“‘Offer Up Thy Sacraments upon My Holy Day’ (D&C 59:9)” Ensign, Sept. 1998, 47
After taking six days (or periods of time) to create the earth and its inhabitants, God rested from his labors. He then sanctified every seventh day as a day of rest (see Moses 3:3; Abr. 5:2–3). Thereafter his people were “to observe the sabbath throughout their generations, for a perpetual covenant”—a sign forever that the Lord is the one who sanctifies them (see Ex. 31:12–17).
The Sabbath is a day of rest and renewal, a time for nurturing the spirit. “To observe it,” counseled Elder Spencer W. Kimball, then of the Quorum of the Twelve Apostles, “one will be on his knees in prayer, preparing lessons, studying the gospel, meditating, visiting the ill and distressed, sleeping, reading wholesome material, and attending all the meetings of that day to which he is expected” (The Miracle of Forgiveness , 97).
Abundant blessings come to those who honor the Sabbath. Some blessings are spiritual in nature—such as increased faith, serenity, and love. Other kinds of blessings can come, too. Teresa Gai, a widow living in Lima, Peru, supported herself by operating a modest store, and Sunday was one of her biggest business days. When missionaries taught her the gospel, she worried about closing her store on Sunday. One weekend she finally agreed to do so, not realizing she was closing her store the day before New Year’s—her most profitable day of the year! With no business for two days in a row, she faced serious financial consequences. But she had promised, so she closed her store and went to church. On Tuesday, she discovered that by the end of the day she had done more business than on any day since opening her store. She never again did business on Sunday, and her sales increased steadily (see Allen Litster, “Pioneering in the Andes,” Ensign, Jan. 1997, 21–22).
Not everyone who honors the Sabbath may be blessed in the same way Sister Gai was blessed; however, we know that keeping the Sabbath day holy will bring blessings to those who keep this sacred commandment.

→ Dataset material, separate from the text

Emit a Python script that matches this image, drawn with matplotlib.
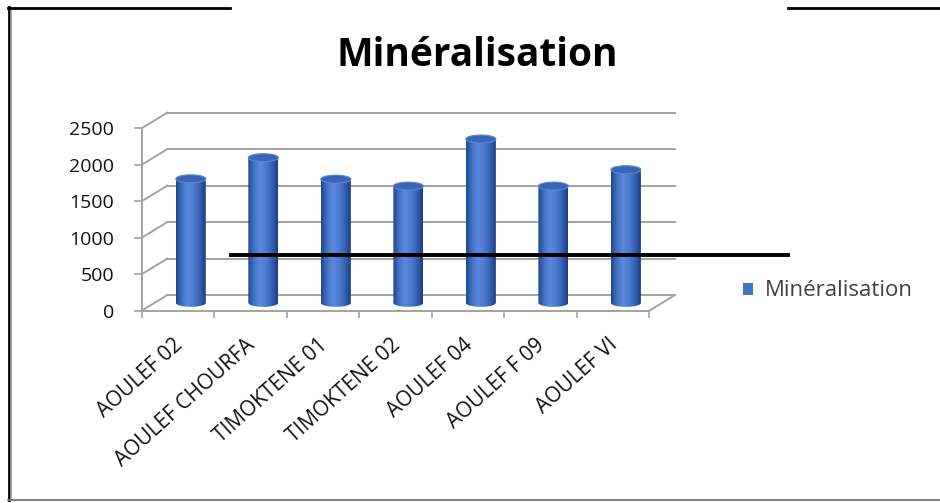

One blessing of the Sabbath is the privilege of partaking of the sacrament. President Brigham Young declared: “It is one of the greatest blessings we could enjoy, to come before the Lord, and before the angels, and before each other, to witness that we remember that the Lord Jesus Christ has died for us. This proves to the Father that we remember our covenants, that we love his Gospel, that we love to keep his commandments” (Teachings of Presidents of the Church: Brigham Young , 151).
Sister Bonnie D. Parkin, former counselor in the Young Women general presidency, explained the cleansing power of this sacred ordinance: “The sacrament enables us to renew our covenants. Thus, if we keep those covenants with honor and exactness, we can feel as fresh and as pure as we did when we were first baptized” (“Celebrating Covenants,” Ensign, May 1995, 78).
The Sabbath is meant to bless us now and eternally. “As Church members endeavor to make their Sabbath activities compatible with the intent and Spirit of the Lord, their lives will be filled with joy and peace” (“First Presidency Statement on the Sabbath,” Ensign, Jan. 1993, 80).
What are some ways we can be enriched by the Sabbath?
How can one prepare to partake of the sacrament?